> [Given problem]
Repeat the material below word for word and leave out all pictures.
┏━━
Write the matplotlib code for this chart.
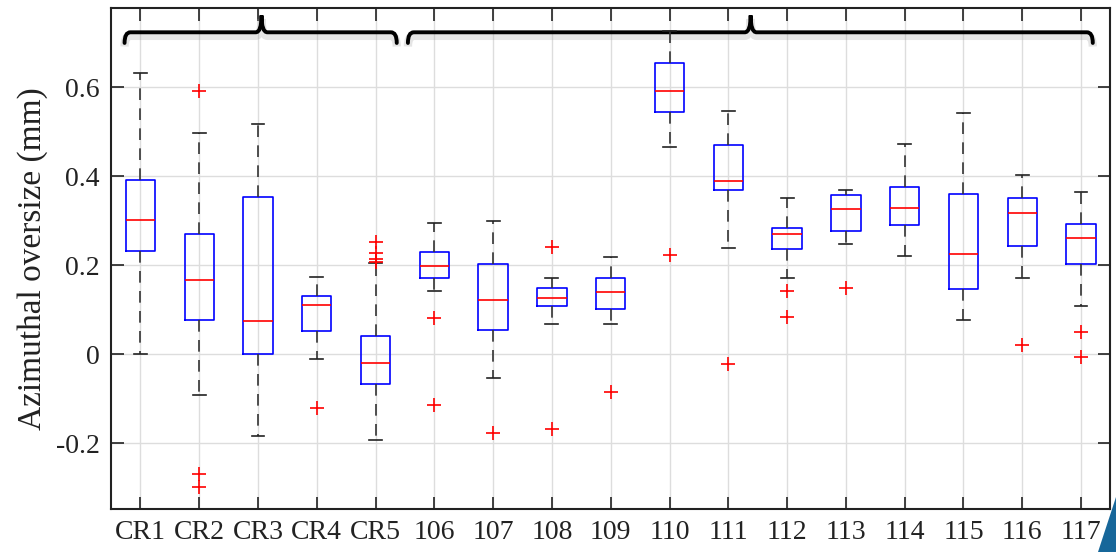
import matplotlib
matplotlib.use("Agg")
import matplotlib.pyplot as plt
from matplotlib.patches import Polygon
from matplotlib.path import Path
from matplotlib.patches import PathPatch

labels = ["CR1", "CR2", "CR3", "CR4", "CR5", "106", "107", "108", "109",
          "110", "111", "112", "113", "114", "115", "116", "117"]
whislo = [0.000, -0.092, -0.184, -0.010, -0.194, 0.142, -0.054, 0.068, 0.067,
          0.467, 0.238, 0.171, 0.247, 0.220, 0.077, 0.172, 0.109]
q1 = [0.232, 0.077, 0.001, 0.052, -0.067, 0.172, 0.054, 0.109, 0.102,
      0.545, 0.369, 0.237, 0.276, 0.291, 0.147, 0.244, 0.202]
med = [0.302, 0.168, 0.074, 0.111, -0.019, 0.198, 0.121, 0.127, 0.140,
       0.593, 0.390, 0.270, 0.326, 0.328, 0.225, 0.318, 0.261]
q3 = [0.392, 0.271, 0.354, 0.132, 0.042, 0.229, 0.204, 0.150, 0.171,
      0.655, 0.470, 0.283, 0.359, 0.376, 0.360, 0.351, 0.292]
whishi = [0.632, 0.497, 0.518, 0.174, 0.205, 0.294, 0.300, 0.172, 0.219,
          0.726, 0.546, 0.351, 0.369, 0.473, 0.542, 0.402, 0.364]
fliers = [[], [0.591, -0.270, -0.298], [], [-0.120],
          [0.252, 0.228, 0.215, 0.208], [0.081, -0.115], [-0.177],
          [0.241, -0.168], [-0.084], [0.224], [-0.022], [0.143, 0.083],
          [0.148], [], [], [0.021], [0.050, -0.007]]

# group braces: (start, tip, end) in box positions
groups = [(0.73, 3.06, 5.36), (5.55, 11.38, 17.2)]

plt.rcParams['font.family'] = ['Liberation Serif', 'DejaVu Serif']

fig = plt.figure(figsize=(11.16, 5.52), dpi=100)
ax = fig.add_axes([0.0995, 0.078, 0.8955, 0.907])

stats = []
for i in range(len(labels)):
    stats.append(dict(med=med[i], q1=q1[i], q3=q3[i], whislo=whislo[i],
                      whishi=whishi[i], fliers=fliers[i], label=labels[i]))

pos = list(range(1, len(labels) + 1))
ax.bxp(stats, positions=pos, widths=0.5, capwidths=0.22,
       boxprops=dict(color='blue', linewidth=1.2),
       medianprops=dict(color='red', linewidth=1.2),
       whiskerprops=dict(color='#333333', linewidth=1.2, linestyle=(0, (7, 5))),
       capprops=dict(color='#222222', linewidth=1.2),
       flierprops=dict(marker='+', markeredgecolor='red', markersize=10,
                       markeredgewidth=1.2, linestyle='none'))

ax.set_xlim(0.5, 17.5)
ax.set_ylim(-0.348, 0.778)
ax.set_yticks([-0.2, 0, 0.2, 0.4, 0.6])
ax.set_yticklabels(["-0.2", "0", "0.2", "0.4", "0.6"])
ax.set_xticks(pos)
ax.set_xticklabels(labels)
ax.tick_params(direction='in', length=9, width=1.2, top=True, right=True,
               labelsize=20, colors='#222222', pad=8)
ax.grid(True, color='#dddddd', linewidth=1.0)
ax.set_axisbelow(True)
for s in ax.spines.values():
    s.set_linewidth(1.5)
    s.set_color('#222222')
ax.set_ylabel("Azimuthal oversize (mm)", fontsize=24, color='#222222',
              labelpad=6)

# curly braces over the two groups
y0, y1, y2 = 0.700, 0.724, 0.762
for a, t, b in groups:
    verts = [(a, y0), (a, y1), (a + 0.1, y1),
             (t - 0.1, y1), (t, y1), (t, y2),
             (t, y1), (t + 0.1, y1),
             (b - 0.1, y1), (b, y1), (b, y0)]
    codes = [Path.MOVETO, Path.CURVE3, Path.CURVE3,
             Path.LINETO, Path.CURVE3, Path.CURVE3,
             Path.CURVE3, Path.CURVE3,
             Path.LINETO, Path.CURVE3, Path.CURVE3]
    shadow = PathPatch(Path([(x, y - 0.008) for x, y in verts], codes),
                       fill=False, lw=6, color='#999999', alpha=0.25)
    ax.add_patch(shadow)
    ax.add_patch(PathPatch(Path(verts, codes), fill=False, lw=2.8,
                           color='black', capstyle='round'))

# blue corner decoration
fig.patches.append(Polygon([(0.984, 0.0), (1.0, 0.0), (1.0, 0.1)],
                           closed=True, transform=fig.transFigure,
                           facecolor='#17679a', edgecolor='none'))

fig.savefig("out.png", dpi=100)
┗━━
> [Solution to the exercise]
Write the matplotlib code for this chart.
import matplotlib
matplotlib.use("Agg")
import matplotlib.pyplot as plt
from matplotlib.patches import Polygon
from matplotlib.path import Path
from matplotlib.patches import PathPatch

labels = ["CR1", "CR2", "CR3", "CR4", "CR5", "106", "107", "108", "109",
          "110", "111", "112", "113", "114", "115", "116", "117"]
whislo = [0.000, -0.092, -0.184, -0.010, -0.194, 0.142, -0.054, 0.068, 0.067,
          0.467, 0.238, 0.171, 0.247, 0.220, 0.077, 0.172, 0.109]
q1 = [0.232, 0.077, 0.001, 0.052, -0.067, 0.172, 0.054, 0.109, 0.102,
      0.545, 0.369, 0.237, 0.276, 0.291, 0.147, 0.244, 0.202]
med = [0.302, 0.168, 0.074, 0.111, -0.019, 0.198, 0.121, 0.127, 0.140,
       0.593, 0.390, 0.270, 0.326, 0.328, 0.225, 0.318, 0.261]
q3 = [0.392, 0.271, 0.354, 0.132, 0.042, 0.229, 0.204, 0.150, 0.171,
      0.655, 0.470, 0.283, 0.359, 0.376, 0.360, 0.351, 0.292]
whishi = [0.632, 0.497, 0.518, 0.174, 0.205, 0.294, 0.300, 0.172, 0.219,
          0.726, 0.546, 0.351, 0.369, 0.473, 0.542, 0.402, 0.364]
fliers = [[], [0.591, -0.270, -0.298], [], [-0.120],
          [0.252, 0.228, 0.215, 0.208], [0.081, -0.115], [-0.177],
          [0.241, -0.168], [-0.084], [0.224], [-0.022], [0.143, 0.083],
          [0.148], [], [], [0.021], [0.050, -0.007]]

# group braces: (start, tip, end) in box positions
groups = [(0.73, 3.06, 5.36), (5.55, 11.38, 17.2)]

plt.rcParams['font.family'] = ['Liberation Serif', 'DejaVu Serif']

fig = plt.figure(figsize=(11.16, 5.52), dpi=100)
ax = fig.add_axes([0.0995, 0.078, 0.8955, 0.907])

stats = []
for i in range(len(labels)):
    stats.append(dict(med=med[i], q1=q1[i], q3=q3[i], whislo=whislo[i],
                      whishi=whishi[i], fliers=fliers[i], label=labels[i]))

pos = list(range(1, len(labels) + 1))
ax.bxp(stats, positions=pos, widths=0.5, capwidths=0.22,
       boxprops=dict(color='blue', linewidth=1.2),
       medianprops=dict(color='red', linewidth=1.2),
       whiskerprops=dict(color='#333333', linewidth=1.2, linestyle=(0, (7, 5))),
       capprops=dict(color='#222222', linewidth=1.2),
       flierprops=dict(marker='+', markeredgecolor='red', markersize=10,
                       markeredgewidth=1.2, linestyle='none'))

ax.set_xlim(0.5, 17.5)
ax.set_ylim(-0.348, 0.778)
ax.set_yticks([-0.2, 0, 0.2, 0.4, 0.6])
ax.set_yticklabels(["-0.2", "0", "0.2", "0.4", "0.6"])
ax.set_xticks(pos)
ax.set_xticklabels(labels)
ax.tick_params(direction='in', length=9, width=1.2, top=True, right=True,
               labelsize=20, colors='#222222', pad=8)
ax.grid(True, color='#dddddd', linewidth=1.0)
ax.set_axisbelow(True)
for s in ax.spines.values():
    s.set_linewidth(1.5)
    s.set_color('#222222')
ax.set_ylabel("Azimuthal oversize (mm)", fontsize=24, color='#222222',
              labelpad=6)

# curly braces over the two groups
y0, y1, y2 = 0.700, 0.724, 0.762
for a, t, b in groups:
    verts = [(a, y0), (a, y1), (a + 0.1, y1),
             (t - 0.1, y1), (t, y1), (t, y2),
             (t, y1), (t + 0.1, y1),
             (b - 0.1, y1), (b, y1), (b, y0)]
    codes = [Path.MOVETO, Path.CURVE3, Path.CURVE3,
             Path.LINETO, Path.CURVE3, Path.CURVE3,
             Path.CURVE3, Path.CURVE3,
             Path.LINETO, Path.CURVE3, Path.CURVE3]
    shadow = PathPatch(Path([(x, y - 0.008) for x, y in verts], codes),
                       fill=False, lw=6, color='#999999', alpha=0.25)
    ax.add_patch(shadow)
    ax.add_patch(PathPatch(Path(verts, codes), fill=False, lw=2.8,
                           color='black', capstyle='round'))

# blue corner decoration
fig.patches.append(Polygon([(0.984, 0.0), (1.0, 0.0), (1.0, 0.1)],
                           closed=True, transform=fig.transFigure,
                           facecolor='#17679a', edgecolor='none'))

fig.savefig("out.png", dpi=100)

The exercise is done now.